In all, 204 units of one- two- and three-bedroom apartments would replace the 94 existing apartments at Hilltop Housing, which sits half-way up Ellicott Mills Drive, on the east side of the street.

Included in the project is a new Roger Carter Recreation Center, which would have, among other amenities, a pool, rock-climbing wall, basketball court, indoor track and a general room for events.

Several attendees voiced concern that bringing people to the center would lead to more traffic, both on Ellicott Mills Drive and on the already-congested Main Street.

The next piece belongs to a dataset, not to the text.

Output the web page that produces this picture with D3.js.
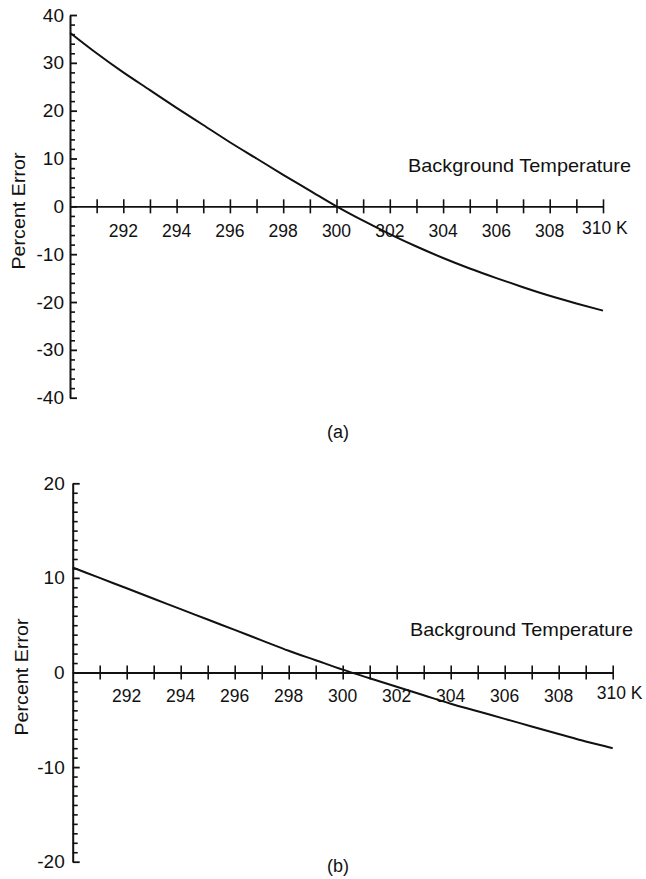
<!DOCTYPE html>
<html><head><meta charset="utf-8">
<script src="https://cdn.jsdelivr.net/npm/d3@7"></script>
<style>
body{margin:0;background:#fff}
text{font-family:"Liberation Sans",Arial,Helvetica,sans-serif;fill:#111}
</style>
</head><body>
<svg id="c" width="646" height="879"></svg>
<script>
// ---- data ----
const temperatures = [290,291,292,293,294,295,296,297,298,299,300,301,302,303,304,305,306,307,308,309,310];
const errorA = [36.3,32.0,28.0,24.3,20.6,17.0,13.4,10.0,6.6,3.3,0,-3.0,-5.8,-8.4,-10.8,-13.0,-15.0,-16.9,-18.7,-20.3,-21.8];
const errorB = [11.1,10.0,8.9,7.8,6.7,5.6,4.5,3.4,2.3,1.3,0.3,-0.6,-1.5,-2.4,-3.3,-4.1,-4.9,-5.7,-6.5,-7.3,-8.0];
const xTickValues = [291,292,293,294,295,296,297,298,299,300,301,302,303,304,305,306,307,308,309,310];
const xLabelValues = [292,294,296,298,300,302,304,306,308,310];
const yLabelsA = [40,30,20,10,0,-10,-20,-30,-40];
const yMinorA = [38,36,34,32,28,26,24,22,18,16,14,12,8,6,4,2,-2,-4,-6,-8,-12,-14,-16,-18,-22,-24,-26,-28,-32,-34,-36,-38];
const yLabelsB = [20,10,0,-10,-20];
const yMinorB = [19,18,17,16,15,14,13,12,11,9,8,7,6,5,4,3,2,1,-1,-2,-3,-4,-5,-6,-7,-8,-9,-11,-12,-13,-14,-15,-16,-17,-18,-19];
const xTitle = "Background Temperature";
const yTitle = "Percent Error";
const captions = ["(a)","(b)"];

const svg = d3.select("#c");
const FONT = '"Liberation Sans",Arial,sans-serif';

function panel(cfg){
  const g = svg.append("g");
  const x = d3.scaleLinear().domain([290,310]).range(cfg.xr);
  const y = d3.scaleLinear().domain(cfg.yd).range(cfg.yr);
  const y0 = y(0);

  // y axis minor ticks
  g.append("g").attr("transform",`translate(${cfg.xr[0]},0)`)
    .call(d3.axisLeft(y).tickValues(cfg.minor).tickSizeInner(-5).tickSizeOuter(0).tickFormat(""))
    .call(s=>s.select(".domain").remove())
    .call(s=>s.selectAll("line").attr("stroke","#111").attr("stroke-width",1.6));
  // y axis major ticks + labels
  g.append("g").attr("transform",`translate(${cfg.xr[0]},0)`)
    .call(d3.axisLeft(y).tickValues(cfg.major).tickSizeInner(-7).tickSizeOuter(0).tickPadding(cfg.ypad).tickFormat(d=>String(d)))
    .call(s=>s.select(".domain").attr("stroke","#111").attr("stroke-width",2))
    .call(s=>s.selectAll("line").attr("stroke","#111").attr("stroke-width",1.8))
    .call(s=>s.selectAll("text").attr("font-size",19).attr("fill","#111").style("font-family",FONT));

  // x axis (crossing ticks)
  const xa = g.append("g").attr("transform",`translate(0,${y0})`)
    .call(d3.axisBottom(x).tickValues(cfg.xt).tickSize(7).tickSizeOuter(0).tickFormat(""));
  xa.select(".domain").attr("stroke","#111").attr("stroke-width",1.8);
  xa.selectAll("line").attr("y1",-7).attr("stroke","#111").attr("stroke-width",1.6);

  // x labels
  g.append("g").selectAll("text").data(xLabelValues).join("text")
    .attr("x",d=>d===310 ? x(d)-cfg.kShift : x(d))
    .attr("y",d=>d===310 ? y0+cfg.lab-3 : y0+cfg.lab)
    .attr("text-anchor",d=>d===310?"start":"middle")
    .attr("font-size",17.5)
    .text(d=>d===310 ? "310 K" : d);

  // curve
  const line = d3.line().x((d,i)=>x(temperatures[i])).y(d=>y(d)).curve(d3.curveMonotoneX);
  g.append("path").datum(cfg.values).attr("d",line)
    .attr("fill","none").attr("stroke","#111").attr("stroke-width",2);

  // titles
  g.append("text").attr("x",cfg.xtPos[0]).attr("y",cfg.xtPos[1])
    .attr("font-size",19).attr("textLength",223).attr("lengthAdjust","spacingAndGlyphs").text(xTitle);
  g.append("text").attr("transform",`translate(${cfg.ytPos[0]},${cfg.ytPos[1]}) rotate(-90)`)
    .attr("text-anchor","middle").attr("font-size",19).attr("textLength",117).attr("lengthAdjust","spacingAndGlyphs").text(yTitle);
  g.append("text").attr("x",cfg.cap[0]).attr("y",cfg.cap[1]).attr("text-anchor","middle")
    .attr("font-size",18).text(cfg.caption);
}

panel({xr:[70,603], yd:[-40,40], yr:[397.7,15], major:yLabelsA, minor:yMinorA, ypad:6,
  xt:xTickValues, lab:31, kShift:21, values:errorA, xtPos:[408,172], ytPos:[25,211], cap:[338,438], caption:captions[0]});
panel({xr:[72.7,612.7], yd:[-20,20], yr:[861.7,483.3], major:yLabelsB, minor:yMinorB, ypad:8,
  xt:xTickValues, lab:29, kShift:16, values:errorB, xtPos:[410,636], ytPos:[28,677], cap:[338,872], caption:captions[1]});
</script>
</body></html>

And Barry Horowitz, who lives in the abutting Chapelview neighborhood had another parking concern. He said a proposed two-story parking lot would sit about 60 feet from his home. The developer, Stavrou Associates, said they’d bring pictures of some changes they’d made to appease him and his neighbors, “But I don’t see any,” he replied.

Other preliminary suggestions offered by the state-- such as allowing parallel parking on Ellicott Mills Drive and having a drop-off site for the recreation center that would direct traffic through the length of the neighborhood-- drew sighs and groans from attendees, as did the estimated $15 million cost.

“Phew.”

“Mmmm.”

“Woah.”

This pre-submission community meeting only dealt with the Hilltop neighborhood. The housing commission is also working with developers on a project for the site of the current recreation center, across the street from Hilltop. Those plans will follow about 8 months to a year behind the Hilltop development.

Ham said there were only a few people at the meeting who were current residents of the Hilltop development. But she and other former residents said they were concerned about the potential of displacement as well as the future of the current Roger Carter Recreation Center, formerly a police station and, before that, a segregated, black elementary school that Ham and others had attended.